LONDON (AFP) - An exhibition showcasing the life of pop legend Prince opens in London on Saturday, unveiling previously unseen treasures from his legendary Paisley Park studio complex.
My Name Is Prince will see hundreds of items go on display at The O2 entertainment complex, the first official retrospective since the US artist's death aged 57 in April last year.
Memorabilia on display include a diamond-studded cane and a diamond vest, while the show also includes awards, instruments and handwritten song lyrics.
The exhibition features the guitar used in his 1980 US national television debut, and charts Prince's rise to stardom with clothing worn on his Purple Rain and LoveSexy tours in the same decade.
"This is the first time we've taken any items out of Paisley Park," said Tyka Nelson, Prince's only surviving full sibling.
The 5,000 square metre Paisley Park complex was opened by Prince in 1987 in a suburb of his hometown Minneapolis and it was there that he died nearly three decades later.
With state-of-the-art recording studios and vaults full of unreleased music, Paisley Park has now been opened to fans who were rarely allowed inside during Prince's lifetime.
Putting the exhibition together was a challenge, said Mitch Maguire, the tour operations manager at Paisley Park.
"It is a large task because seemingly one of the great things Prince did for us was keep everything," he said.
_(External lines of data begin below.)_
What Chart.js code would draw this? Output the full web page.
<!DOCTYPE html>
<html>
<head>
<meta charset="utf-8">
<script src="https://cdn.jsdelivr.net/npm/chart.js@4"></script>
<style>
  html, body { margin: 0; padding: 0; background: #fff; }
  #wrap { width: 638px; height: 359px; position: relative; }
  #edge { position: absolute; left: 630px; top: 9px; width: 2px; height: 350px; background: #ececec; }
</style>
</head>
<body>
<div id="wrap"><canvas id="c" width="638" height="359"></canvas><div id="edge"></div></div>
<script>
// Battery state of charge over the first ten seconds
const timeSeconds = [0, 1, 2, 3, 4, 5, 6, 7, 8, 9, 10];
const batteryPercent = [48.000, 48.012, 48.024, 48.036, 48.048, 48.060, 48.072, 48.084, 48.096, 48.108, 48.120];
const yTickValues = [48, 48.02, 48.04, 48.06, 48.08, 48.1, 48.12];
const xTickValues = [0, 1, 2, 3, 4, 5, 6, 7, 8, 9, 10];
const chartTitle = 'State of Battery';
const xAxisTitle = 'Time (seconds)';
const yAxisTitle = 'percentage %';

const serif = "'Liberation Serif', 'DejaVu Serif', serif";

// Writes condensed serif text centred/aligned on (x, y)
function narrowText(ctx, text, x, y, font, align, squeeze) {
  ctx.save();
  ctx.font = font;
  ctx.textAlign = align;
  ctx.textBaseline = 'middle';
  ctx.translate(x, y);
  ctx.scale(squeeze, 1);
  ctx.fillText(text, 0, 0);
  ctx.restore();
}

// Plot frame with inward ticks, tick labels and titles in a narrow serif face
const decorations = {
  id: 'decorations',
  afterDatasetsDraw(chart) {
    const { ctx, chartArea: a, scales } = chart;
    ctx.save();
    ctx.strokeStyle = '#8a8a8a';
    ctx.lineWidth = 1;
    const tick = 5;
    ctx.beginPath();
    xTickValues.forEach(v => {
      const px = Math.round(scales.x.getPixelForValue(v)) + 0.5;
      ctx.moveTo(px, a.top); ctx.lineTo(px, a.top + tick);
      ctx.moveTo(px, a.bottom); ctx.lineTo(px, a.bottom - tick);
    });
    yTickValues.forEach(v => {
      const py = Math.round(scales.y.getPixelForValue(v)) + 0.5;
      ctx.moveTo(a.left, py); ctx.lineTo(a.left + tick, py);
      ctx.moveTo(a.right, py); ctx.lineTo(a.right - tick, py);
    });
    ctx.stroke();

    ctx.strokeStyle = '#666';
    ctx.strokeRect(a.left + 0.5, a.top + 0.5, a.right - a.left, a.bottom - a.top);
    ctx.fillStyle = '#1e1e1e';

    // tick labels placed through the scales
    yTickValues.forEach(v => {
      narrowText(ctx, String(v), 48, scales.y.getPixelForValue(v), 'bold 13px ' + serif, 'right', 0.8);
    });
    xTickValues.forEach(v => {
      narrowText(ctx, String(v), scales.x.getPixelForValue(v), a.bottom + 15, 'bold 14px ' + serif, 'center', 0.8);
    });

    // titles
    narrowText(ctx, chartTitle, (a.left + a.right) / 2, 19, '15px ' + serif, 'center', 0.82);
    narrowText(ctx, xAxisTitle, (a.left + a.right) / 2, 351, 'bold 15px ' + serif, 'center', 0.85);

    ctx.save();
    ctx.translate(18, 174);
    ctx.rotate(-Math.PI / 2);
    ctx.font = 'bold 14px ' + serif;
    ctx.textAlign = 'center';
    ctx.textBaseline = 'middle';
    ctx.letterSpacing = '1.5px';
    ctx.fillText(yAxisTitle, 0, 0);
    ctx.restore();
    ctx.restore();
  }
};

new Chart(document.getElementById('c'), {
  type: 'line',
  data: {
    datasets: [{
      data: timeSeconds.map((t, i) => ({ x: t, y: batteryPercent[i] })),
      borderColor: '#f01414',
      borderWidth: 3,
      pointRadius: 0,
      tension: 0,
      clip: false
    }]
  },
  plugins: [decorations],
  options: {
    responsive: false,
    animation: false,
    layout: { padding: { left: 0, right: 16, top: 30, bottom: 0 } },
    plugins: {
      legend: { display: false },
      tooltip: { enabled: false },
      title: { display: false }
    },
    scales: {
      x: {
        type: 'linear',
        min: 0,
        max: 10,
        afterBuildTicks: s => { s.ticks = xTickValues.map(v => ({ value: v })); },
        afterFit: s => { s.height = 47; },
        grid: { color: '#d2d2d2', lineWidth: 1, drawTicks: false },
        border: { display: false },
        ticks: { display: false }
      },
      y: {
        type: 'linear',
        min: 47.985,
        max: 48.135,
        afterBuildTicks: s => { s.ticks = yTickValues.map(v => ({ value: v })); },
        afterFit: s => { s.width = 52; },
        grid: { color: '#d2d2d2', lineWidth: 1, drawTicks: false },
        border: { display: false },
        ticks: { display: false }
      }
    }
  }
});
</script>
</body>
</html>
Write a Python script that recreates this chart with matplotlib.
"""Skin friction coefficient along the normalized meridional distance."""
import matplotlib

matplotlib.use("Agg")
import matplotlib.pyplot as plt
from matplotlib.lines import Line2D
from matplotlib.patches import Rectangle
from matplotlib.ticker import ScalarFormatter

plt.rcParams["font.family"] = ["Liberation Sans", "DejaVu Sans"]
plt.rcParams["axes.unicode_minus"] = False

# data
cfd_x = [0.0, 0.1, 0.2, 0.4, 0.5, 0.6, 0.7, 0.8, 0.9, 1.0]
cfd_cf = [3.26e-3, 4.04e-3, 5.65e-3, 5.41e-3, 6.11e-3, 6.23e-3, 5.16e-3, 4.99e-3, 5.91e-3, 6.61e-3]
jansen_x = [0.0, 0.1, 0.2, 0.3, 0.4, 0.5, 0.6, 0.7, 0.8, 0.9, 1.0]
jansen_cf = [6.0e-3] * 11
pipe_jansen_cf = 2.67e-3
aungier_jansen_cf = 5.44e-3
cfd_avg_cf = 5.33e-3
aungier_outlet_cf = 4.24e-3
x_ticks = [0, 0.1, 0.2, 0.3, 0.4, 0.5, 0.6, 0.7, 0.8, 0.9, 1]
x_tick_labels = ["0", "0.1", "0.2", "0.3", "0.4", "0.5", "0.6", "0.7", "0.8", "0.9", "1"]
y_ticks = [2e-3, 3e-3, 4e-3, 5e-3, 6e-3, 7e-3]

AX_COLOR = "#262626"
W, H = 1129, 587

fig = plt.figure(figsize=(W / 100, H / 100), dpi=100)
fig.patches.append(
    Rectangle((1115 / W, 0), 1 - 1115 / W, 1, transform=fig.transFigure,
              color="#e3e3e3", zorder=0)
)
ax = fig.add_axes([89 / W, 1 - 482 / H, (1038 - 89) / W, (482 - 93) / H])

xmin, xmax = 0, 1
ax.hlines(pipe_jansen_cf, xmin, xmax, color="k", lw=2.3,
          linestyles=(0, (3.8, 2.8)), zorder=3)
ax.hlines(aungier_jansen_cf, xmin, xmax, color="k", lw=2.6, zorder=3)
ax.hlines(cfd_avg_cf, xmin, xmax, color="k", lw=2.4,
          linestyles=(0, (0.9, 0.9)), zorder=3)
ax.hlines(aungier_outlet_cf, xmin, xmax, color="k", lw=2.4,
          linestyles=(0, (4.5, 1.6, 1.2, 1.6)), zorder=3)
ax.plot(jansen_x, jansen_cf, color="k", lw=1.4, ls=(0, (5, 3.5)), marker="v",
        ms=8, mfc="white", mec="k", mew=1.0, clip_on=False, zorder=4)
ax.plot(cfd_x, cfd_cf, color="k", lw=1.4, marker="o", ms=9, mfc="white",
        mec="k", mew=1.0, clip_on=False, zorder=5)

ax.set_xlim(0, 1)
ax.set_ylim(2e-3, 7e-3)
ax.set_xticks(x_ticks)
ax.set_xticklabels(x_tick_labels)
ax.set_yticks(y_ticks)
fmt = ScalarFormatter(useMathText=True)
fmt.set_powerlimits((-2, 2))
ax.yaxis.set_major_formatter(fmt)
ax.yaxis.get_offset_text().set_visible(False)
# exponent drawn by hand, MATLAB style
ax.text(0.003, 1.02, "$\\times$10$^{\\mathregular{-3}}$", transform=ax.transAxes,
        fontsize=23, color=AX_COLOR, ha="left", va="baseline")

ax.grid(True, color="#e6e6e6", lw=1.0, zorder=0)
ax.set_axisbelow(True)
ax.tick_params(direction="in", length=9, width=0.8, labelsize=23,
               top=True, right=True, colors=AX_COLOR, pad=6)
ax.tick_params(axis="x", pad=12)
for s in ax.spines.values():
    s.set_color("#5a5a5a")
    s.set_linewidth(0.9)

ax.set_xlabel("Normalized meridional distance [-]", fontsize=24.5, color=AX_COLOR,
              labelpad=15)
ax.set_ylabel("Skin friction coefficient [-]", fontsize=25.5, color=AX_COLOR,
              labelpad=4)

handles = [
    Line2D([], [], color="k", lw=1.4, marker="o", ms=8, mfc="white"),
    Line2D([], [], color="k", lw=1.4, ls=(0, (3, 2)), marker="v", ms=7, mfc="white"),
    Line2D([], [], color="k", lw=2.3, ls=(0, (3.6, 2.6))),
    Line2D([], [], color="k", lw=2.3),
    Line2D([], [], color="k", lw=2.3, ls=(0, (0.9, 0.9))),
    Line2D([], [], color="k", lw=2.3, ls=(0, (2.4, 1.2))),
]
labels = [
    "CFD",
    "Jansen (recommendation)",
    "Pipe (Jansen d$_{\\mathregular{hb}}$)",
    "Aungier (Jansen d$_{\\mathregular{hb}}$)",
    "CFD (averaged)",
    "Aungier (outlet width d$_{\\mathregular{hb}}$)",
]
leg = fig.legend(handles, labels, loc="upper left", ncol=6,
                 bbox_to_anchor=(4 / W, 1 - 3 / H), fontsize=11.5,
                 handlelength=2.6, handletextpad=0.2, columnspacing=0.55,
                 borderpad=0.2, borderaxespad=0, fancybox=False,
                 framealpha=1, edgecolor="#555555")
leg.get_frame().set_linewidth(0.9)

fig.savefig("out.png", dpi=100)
Angie Marchese, the Paisley Park archives director, added: "There are so many things in the collection that only about two percent of the collection is actually on display." .
With an audio guide, visitors can wander through the instruments, costumes and artefacts from Prince's lengthy career.
Right from his debut album For You, which came out in 1978 when he was 19, there was no hiding Prince's musical talents: he played all 27 instruments heard on the record's nine songs.
A large area is given over to the album Purple Rain, and the film of the same name, notably featuring the purple trench coat Prince wore throughout the movie.
"Together they really catapulted him into the realm of superstardom," said Maguire, recalling the Oscar it won him for best original song score.
"He was such an innovator, and good at pushing the envelope, and setting the trend. I think he was a pioneer in the 1980s, and really set the course for the way music was going to go.
"No-one ever worked harder than Prince himself, so that's largely what separated him from all of his colleagues." There are screens showing concert footage, several notebooks and manuscripts containing themes of love and sexuality.
A large, circular room shows off Prince's wardrobe, with stage costumes and accessories including sunglasses and make-up.
Nelson said London was one of her brother's favourite destinations and holding the exhibition at the O2 Arena - where Prince performed 21 sell-out shows in 2007 - made it the "perfect place".
"I'm so excited to be able to meet the fans and share their Prince stories and give them hugs, and have a cry with them if need be," she said.
Fans flocked to Paisley Park in April for a celebration of Prince's life, one year on from his death from an accidental overdose of painkillers.
Born Prince Rogers Nelson, the petite pop sensation has been credited with transforming the music landscape and challenging industry conventions, dazzling crowds with his mastery of the guitar.
My Name Is Prince runs until January 7, 2018. Tickets cost £25 (S$45).